My children, not being Baptist missionary children, have had a childhood somewhat different from mine, and strange to say they aren't used to sitting down every day and reading the Bible as a family. (Felix was shocked when I said we were going to read - he said, do we have a Torah? It turns out we brought two Good News Bibles (one of them a Study edition) - since we Christians include the Torah in our Bible then yes, we do have a Torah.)

So we read:

Genesis 21, where Isaac is born to Abraham and Sarah
Samuel 1:1 to 2:10, where Hannah prays for a child, says she will dedicate him, has Samuel, and then her prayer following that, and finally
Numbers 29:1-6, which has a lot of numbers

Then we had the family meeting we had for some reason not been able to have the previous night (this was Monday and we usually have them on Sundays).

The kids were not thrilled about sitting down to read but they did like the festive table, and it was a lovely evening, hubby and I thought. This is the kind of thing where I don't flail but it makes sense to me to do; I can focus and make it happen. And even though I don't see us sitting down to read the Bible all the time I'm so glad we did it this time, and it was interesting to talk about the readings, and the context, and the background, and the stories. Also about the fact that my family did this every day when I was growing up - this is strange to the kids. 

That was Monday night of last week, first night of Rosh Hashana.

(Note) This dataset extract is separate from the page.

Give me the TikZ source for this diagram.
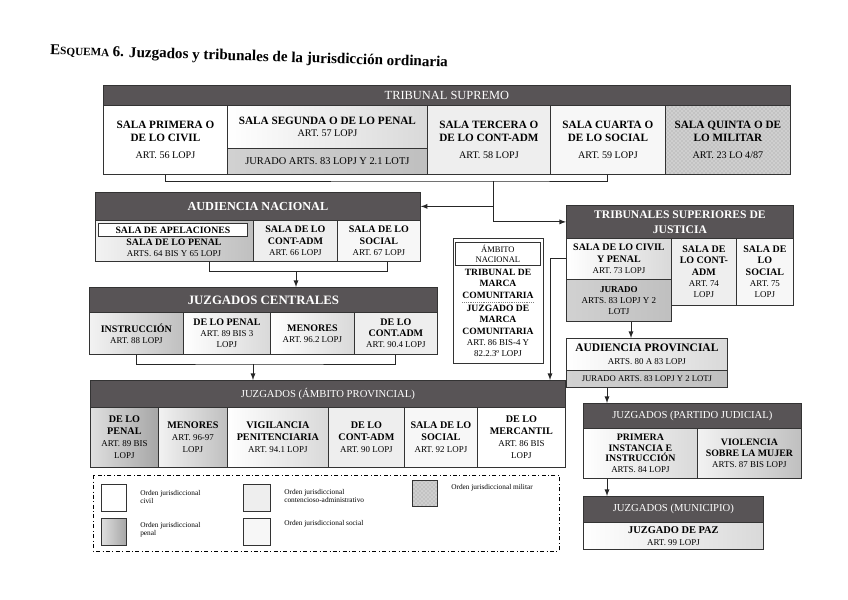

Night #2 we had more of the family - the baby niece and her parents, along with nephew #1.

The sheet/tablecloth was almost clean again, though in no way starchy like night #1.

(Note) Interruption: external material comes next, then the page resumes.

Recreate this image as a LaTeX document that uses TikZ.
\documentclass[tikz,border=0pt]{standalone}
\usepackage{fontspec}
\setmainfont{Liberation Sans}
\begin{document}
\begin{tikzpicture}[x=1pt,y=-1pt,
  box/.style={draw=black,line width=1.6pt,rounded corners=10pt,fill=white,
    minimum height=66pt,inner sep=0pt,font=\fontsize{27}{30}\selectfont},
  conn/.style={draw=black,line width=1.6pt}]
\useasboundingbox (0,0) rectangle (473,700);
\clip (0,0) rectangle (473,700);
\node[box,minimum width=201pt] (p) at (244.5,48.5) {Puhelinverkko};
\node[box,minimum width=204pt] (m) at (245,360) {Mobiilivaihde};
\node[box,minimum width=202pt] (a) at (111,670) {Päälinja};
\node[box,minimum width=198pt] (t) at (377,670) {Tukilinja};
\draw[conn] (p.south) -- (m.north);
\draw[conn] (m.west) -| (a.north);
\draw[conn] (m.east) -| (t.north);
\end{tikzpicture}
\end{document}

Candles were out, table was enlarged, food was festive.

We did the prayers again, though the complication was that I had been unable to find a Hebrew/German set on the web (we had Hebrew/English for ourselves the night before). So for the German relatives we did our best to translate but it was tricky. (Sis-in-law remembered all the prayers from growing up and other celebrations in years gone by but we were trying to interpret and explain for her partner; we had a hard time with "repentance" but finally husband came in from the kitchen and said it was Buße [that is by the way the religious translation; the everyday word is "Bedauern", but then again, that is more for "regret", since "repentance" itself is a more religious word I would say].)

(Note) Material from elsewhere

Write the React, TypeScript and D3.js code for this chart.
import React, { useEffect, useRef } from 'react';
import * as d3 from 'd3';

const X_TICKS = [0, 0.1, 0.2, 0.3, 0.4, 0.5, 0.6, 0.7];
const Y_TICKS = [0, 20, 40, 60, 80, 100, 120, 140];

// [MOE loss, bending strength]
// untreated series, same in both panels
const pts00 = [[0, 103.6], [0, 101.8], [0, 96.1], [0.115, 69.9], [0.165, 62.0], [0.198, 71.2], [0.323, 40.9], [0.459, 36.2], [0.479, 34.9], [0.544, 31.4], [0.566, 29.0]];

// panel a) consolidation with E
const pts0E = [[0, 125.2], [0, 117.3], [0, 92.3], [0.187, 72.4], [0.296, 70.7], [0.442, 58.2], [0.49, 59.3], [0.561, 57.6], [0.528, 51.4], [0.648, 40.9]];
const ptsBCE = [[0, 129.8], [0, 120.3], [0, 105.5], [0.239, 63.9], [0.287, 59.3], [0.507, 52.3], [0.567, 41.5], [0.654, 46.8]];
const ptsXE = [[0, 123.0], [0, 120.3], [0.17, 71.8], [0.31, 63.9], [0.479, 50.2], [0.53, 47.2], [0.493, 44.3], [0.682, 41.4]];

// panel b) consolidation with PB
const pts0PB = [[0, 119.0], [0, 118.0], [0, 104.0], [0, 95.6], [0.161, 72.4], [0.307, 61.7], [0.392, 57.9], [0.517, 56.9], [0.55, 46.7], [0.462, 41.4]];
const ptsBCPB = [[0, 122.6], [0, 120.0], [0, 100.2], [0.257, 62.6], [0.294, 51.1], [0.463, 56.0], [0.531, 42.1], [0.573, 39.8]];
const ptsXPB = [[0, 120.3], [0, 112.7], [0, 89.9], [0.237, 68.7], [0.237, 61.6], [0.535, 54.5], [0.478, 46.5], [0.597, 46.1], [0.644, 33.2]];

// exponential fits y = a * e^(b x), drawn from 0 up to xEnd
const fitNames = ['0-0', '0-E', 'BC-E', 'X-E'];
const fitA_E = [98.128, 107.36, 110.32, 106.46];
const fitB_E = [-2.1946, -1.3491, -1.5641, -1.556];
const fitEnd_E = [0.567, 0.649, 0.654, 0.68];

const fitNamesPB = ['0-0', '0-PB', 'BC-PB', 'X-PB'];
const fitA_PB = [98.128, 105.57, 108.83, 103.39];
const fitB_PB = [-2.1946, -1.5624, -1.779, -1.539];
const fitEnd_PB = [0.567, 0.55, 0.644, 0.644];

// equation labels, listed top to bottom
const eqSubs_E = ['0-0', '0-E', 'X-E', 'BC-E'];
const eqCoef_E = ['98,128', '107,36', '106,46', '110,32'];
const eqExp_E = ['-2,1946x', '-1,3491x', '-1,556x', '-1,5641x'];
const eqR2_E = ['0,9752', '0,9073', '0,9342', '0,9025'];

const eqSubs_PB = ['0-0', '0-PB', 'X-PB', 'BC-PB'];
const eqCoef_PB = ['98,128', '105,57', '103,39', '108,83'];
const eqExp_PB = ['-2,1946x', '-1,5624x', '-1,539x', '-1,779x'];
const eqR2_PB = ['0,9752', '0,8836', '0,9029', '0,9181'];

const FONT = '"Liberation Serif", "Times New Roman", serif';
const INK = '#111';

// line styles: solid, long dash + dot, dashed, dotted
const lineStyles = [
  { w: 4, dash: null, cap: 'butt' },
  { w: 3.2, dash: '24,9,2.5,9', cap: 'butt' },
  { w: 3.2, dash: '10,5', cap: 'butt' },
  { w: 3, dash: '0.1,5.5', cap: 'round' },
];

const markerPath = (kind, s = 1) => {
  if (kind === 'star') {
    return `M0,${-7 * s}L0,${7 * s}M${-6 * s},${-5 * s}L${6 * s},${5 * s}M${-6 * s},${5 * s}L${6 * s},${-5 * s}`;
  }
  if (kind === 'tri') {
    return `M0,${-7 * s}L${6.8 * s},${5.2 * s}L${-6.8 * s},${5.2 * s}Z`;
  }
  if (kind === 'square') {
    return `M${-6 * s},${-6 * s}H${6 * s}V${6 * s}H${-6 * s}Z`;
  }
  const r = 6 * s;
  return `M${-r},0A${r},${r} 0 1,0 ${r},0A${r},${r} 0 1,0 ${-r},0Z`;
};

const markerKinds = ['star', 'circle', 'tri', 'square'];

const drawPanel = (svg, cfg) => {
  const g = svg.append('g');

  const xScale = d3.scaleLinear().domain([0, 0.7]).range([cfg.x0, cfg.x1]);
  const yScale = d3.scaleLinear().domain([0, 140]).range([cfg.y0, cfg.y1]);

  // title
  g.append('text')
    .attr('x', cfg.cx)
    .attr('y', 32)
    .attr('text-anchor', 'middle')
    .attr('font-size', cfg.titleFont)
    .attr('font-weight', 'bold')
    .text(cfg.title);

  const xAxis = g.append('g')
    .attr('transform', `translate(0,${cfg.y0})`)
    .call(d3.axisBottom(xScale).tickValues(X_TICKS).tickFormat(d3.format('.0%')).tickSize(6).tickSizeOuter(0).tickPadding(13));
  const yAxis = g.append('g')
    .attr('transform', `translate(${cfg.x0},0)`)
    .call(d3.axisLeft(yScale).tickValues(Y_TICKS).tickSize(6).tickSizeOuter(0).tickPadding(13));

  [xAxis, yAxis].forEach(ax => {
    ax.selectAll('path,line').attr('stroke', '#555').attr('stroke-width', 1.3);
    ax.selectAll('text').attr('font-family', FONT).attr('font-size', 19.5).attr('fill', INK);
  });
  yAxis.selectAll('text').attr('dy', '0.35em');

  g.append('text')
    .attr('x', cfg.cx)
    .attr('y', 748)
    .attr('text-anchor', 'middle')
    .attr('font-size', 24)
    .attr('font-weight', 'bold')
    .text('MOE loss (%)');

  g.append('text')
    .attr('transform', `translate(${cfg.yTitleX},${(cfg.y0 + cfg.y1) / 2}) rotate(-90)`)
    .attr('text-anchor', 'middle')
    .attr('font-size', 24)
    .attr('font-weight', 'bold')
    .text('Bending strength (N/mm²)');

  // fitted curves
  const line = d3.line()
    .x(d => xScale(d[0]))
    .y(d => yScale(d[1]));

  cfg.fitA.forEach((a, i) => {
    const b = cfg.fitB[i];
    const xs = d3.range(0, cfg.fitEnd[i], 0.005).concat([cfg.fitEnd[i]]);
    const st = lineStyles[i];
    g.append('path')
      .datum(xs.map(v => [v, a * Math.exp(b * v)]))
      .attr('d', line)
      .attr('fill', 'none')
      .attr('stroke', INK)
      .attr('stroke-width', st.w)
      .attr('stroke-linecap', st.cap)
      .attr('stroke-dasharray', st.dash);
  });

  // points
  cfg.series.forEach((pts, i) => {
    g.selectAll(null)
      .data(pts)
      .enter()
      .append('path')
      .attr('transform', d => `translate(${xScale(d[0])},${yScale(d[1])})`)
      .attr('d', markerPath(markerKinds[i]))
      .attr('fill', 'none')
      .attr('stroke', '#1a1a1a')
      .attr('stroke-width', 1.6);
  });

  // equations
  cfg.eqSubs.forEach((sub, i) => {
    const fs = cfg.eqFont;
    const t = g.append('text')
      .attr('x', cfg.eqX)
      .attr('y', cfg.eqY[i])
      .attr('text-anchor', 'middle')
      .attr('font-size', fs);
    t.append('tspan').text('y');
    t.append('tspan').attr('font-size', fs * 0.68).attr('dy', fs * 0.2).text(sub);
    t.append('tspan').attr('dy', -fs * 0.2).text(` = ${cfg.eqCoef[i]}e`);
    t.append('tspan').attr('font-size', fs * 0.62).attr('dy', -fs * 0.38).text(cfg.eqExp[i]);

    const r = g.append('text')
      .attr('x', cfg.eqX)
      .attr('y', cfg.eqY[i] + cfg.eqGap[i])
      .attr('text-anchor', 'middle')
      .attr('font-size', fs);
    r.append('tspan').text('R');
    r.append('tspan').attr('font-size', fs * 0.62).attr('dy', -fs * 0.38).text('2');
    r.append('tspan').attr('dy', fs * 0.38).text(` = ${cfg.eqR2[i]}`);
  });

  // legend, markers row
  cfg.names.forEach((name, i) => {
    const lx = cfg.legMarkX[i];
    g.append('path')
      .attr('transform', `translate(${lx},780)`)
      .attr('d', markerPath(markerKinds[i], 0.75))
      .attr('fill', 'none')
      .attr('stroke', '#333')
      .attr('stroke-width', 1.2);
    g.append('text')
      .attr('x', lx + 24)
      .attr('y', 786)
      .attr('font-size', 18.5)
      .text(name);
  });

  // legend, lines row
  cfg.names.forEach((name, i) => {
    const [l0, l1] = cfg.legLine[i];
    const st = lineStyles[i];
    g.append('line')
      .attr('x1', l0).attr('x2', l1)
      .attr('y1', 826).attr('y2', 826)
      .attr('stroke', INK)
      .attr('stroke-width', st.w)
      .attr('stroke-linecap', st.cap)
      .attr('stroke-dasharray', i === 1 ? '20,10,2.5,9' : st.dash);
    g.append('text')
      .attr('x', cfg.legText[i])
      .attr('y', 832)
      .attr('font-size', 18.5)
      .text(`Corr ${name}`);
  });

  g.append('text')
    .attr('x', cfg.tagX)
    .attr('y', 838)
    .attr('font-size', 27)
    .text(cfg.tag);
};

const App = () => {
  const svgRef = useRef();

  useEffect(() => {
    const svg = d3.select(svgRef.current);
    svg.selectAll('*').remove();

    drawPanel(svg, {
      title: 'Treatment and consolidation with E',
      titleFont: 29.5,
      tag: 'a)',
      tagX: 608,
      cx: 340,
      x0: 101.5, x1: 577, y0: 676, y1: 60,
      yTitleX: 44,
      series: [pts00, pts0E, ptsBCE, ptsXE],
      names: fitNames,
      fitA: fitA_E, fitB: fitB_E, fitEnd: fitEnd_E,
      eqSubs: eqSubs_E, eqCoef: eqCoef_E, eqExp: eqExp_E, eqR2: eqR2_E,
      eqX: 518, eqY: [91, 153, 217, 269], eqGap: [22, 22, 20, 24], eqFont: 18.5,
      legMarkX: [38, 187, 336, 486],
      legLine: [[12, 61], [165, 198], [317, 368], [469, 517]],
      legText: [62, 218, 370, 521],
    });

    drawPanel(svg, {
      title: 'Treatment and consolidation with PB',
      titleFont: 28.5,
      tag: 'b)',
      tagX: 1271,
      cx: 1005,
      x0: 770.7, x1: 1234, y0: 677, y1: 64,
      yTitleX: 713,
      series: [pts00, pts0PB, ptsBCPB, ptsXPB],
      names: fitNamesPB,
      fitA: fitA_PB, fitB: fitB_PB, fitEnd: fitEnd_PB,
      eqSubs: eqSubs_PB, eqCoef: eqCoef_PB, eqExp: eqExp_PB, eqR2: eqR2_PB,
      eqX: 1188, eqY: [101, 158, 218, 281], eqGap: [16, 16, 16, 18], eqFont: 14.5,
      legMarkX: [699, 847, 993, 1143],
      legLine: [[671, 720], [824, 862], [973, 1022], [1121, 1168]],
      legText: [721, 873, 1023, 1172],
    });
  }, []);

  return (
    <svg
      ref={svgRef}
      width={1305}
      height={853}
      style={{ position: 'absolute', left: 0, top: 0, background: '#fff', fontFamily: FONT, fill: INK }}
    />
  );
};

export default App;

There you have it - our Rosh Hashana in Berlin. Here's what I think it did for us:

for me, gave me focus for a couple of days, something I could accomplish, pull together, care about, and do well. Sorely needed!

for husband and his sister, a sense of cultural belonging that could connect them back to their family of origin and that they could share forward with their kids.

for the kids, something to be annoyed by, but finally they do love the festive nature and enjoy the family get-together and, though they might deny it, the prayers I think, some parts of which are now very familiar to them - and for Felix specifically, since he is having Jewish religion classes in school it all connects and make sense.

for the baby, something to start to know. For her father, a new experience and exposure to some of his partner's traditions.

for our nephew, we wanted to also bring him in to become familiar with the celebration but he got here too late for the prayers and we didn't do the Bible readings the second night because there was too much else going on, I had to leave for a phone meeting, baby had to get home to bed, there was a belated birthday celebration . . . 

Not sure how much repenting actually happened. We are majoring in the form here, content still mostly to come, though at least we talk about it.

On to the next. Felix's religion teacher says he really shouldn't go to school tomorrow. He and I were talking about whether he might do a half-day fast, which apparently is what you do when you're his age.